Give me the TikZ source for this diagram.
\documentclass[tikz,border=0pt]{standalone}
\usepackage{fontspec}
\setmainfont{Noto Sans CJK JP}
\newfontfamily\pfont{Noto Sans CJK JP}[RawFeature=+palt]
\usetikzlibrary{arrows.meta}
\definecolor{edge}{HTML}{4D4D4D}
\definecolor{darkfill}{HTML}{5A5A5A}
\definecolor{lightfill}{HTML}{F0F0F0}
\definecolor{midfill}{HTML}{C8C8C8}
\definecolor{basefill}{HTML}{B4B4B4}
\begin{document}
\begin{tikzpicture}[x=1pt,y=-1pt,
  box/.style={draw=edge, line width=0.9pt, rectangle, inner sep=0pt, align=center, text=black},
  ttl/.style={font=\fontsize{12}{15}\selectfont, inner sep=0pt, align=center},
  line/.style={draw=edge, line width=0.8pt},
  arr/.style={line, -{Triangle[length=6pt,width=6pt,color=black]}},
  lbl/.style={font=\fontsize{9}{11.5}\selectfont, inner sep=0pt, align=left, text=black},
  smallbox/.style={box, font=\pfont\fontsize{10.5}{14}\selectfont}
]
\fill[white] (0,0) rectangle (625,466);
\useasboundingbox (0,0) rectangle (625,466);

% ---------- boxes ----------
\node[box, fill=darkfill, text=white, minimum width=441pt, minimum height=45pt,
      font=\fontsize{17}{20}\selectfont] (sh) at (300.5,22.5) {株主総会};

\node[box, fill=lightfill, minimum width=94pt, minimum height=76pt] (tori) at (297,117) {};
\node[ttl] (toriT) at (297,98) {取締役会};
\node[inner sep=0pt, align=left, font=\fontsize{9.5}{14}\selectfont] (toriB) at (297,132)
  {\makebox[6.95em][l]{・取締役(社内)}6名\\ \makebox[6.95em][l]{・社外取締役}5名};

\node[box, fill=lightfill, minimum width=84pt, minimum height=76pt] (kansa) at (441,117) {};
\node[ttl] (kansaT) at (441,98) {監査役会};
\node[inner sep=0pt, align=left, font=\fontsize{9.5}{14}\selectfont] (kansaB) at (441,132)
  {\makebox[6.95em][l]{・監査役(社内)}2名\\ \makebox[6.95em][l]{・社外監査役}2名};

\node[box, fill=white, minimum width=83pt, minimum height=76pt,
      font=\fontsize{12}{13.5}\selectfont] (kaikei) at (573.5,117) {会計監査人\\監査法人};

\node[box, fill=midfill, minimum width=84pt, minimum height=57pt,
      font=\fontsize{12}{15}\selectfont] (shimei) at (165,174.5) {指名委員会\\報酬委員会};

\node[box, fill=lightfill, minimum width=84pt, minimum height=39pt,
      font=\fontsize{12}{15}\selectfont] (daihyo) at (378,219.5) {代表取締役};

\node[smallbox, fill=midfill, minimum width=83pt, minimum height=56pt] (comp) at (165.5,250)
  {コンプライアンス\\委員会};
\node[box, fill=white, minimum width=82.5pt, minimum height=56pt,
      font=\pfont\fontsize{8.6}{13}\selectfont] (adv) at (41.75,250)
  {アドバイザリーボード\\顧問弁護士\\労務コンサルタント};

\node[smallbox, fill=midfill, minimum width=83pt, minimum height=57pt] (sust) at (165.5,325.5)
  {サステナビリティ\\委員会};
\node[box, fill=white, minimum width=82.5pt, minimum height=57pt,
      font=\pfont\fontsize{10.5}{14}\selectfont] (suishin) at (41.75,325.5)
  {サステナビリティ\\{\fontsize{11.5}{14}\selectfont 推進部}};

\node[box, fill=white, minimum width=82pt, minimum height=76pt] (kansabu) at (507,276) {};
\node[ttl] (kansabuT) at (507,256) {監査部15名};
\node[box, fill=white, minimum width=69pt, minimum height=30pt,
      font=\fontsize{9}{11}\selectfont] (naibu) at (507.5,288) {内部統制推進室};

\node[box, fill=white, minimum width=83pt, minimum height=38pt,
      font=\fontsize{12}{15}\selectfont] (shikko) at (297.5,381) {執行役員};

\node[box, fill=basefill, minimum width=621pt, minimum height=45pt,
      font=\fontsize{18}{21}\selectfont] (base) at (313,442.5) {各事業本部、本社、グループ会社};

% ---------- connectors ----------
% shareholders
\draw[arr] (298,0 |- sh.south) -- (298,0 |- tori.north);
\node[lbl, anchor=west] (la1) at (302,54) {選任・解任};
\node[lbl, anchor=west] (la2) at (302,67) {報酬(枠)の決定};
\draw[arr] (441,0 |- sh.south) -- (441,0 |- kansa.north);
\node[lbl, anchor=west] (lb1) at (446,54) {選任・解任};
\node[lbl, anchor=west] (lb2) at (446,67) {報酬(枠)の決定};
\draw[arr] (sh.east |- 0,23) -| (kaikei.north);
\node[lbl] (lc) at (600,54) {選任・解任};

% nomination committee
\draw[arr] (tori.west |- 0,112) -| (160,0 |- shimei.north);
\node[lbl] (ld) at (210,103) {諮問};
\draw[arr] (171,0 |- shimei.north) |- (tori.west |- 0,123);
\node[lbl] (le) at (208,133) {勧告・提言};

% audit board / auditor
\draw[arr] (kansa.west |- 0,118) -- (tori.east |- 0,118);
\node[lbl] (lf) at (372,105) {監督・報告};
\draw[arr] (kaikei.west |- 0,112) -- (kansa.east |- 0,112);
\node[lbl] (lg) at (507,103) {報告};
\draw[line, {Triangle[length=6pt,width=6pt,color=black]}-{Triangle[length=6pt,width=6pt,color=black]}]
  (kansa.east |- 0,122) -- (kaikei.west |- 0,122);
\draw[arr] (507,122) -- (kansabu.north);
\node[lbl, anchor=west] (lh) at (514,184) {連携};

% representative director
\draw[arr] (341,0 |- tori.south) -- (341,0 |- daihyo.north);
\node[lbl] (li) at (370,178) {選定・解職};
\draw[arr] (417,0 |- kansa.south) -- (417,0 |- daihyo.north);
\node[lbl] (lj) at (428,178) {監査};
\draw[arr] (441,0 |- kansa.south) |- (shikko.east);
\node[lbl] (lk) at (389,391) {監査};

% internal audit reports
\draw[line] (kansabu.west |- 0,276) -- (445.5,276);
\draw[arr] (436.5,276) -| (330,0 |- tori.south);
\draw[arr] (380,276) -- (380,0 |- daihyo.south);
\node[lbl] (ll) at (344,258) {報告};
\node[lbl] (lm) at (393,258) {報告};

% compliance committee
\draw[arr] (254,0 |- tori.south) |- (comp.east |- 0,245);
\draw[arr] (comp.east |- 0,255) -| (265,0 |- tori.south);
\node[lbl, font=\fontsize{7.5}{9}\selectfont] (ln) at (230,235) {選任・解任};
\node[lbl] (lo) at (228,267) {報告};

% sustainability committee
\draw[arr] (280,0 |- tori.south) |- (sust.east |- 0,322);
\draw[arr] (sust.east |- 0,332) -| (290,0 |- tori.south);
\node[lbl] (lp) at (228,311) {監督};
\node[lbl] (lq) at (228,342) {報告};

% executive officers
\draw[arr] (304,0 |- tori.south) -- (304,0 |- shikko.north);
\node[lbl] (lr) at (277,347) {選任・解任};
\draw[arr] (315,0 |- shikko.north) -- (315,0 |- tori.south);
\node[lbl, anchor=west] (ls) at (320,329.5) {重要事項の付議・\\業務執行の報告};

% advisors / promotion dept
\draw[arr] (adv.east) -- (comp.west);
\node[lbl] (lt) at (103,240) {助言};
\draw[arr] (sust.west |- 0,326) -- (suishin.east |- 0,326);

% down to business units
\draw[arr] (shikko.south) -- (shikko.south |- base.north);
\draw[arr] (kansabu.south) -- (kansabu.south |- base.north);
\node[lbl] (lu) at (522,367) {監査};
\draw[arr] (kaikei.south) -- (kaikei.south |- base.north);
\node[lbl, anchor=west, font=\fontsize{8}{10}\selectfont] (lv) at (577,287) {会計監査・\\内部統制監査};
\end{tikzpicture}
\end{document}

# DIRECTIONS FOR THIS TASK
Repeat exactly, please, each line from the beginning of the data through the line with "(kaikei) at (573.5,117)" in it, and only those lines.

# EXERCISE ANSWER
Give me the TikZ source for this diagram.
\documentclass[tikz,border=0pt]{standalone}
\usepackage{fontspec}
\setmainfont{Noto Sans CJK JP}
\newfontfamily\pfont{Noto Sans CJK JP}[RawFeature=+palt]
\usetikzlibrary{arrows.meta}
\definecolor{edge}{HTML}{4D4D4D}
\definecolor{darkfill}{HTML}{5A5A5A}
\definecolor{lightfill}{HTML}{F0F0F0}
\definecolor{midfill}{HTML}{C8C8C8}
\definecolor{basefill}{HTML}{B4B4B4}
\begin{document}
\begin{tikzpicture}[x=1pt,y=-1pt,
  box/.style={draw=edge, line width=0.9pt, rectangle, inner sep=0pt, align=center, text=black},
  ttl/.style={font=\fontsize{12}{15}\selectfont, inner sep=0pt, align=center},
  line/.style={draw=edge, line width=0.8pt},
  arr/.style={line, -{Triangle[length=6pt,width=6pt,color=black]}},
  lbl/.style={font=\fontsize{9}{11.5}\selectfont, inner sep=0pt, align=left, text=black},
  smallbox/.style={box, font=\pfont\fontsize{10.5}{14}\selectfont}
]
\fill[white] (0,0) rectangle (625,466);
\useasboundingbox (0,0) rectangle (625,466);

% ---------- boxes ----------
\node[box, fill=darkfill, text=white, minimum width=441pt, minimum height=45pt,
      font=\fontsize{17}{20}\selectfont] (sh) at (300.5,22.5) {株主総会};

\node[box, fill=lightfill, minimum width=94pt, minimum height=76pt] (tori) at (297,117) {};
\node[ttl] (toriT) at (297,98) {取締役会};
\node[inner sep=0pt, align=left, font=\fontsize{9.5}{14}\selectfont] (toriB) at (297,132)
  {\makebox[6.95em][l]{・取締役(社内)}6名\\ \makebox[6.95em][l]{・社外取締役}5名};

\node[box, fill=lightfill, minimum width=84pt, minimum height=76pt] (kansa) at (441,117) {};
\node[ttl] (kansaT) at (441,98) {監査役会};
\node[inner sep=0pt, align=left, font=\fontsize{9.5}{14}\selectfont] (kansaB) at (441,132)
  {\makebox[6.95em][l]{・監査役(社内)}2名\\ \makebox[6.95em][l]{・社外監査役}2名};

\node[box, fill=white, minimum width=83pt, minimum height=76pt,
      font=\fontsize{12}{13.5}\selectfont] (kaikei) at (573.5,117) {会計監査人\\監査法人};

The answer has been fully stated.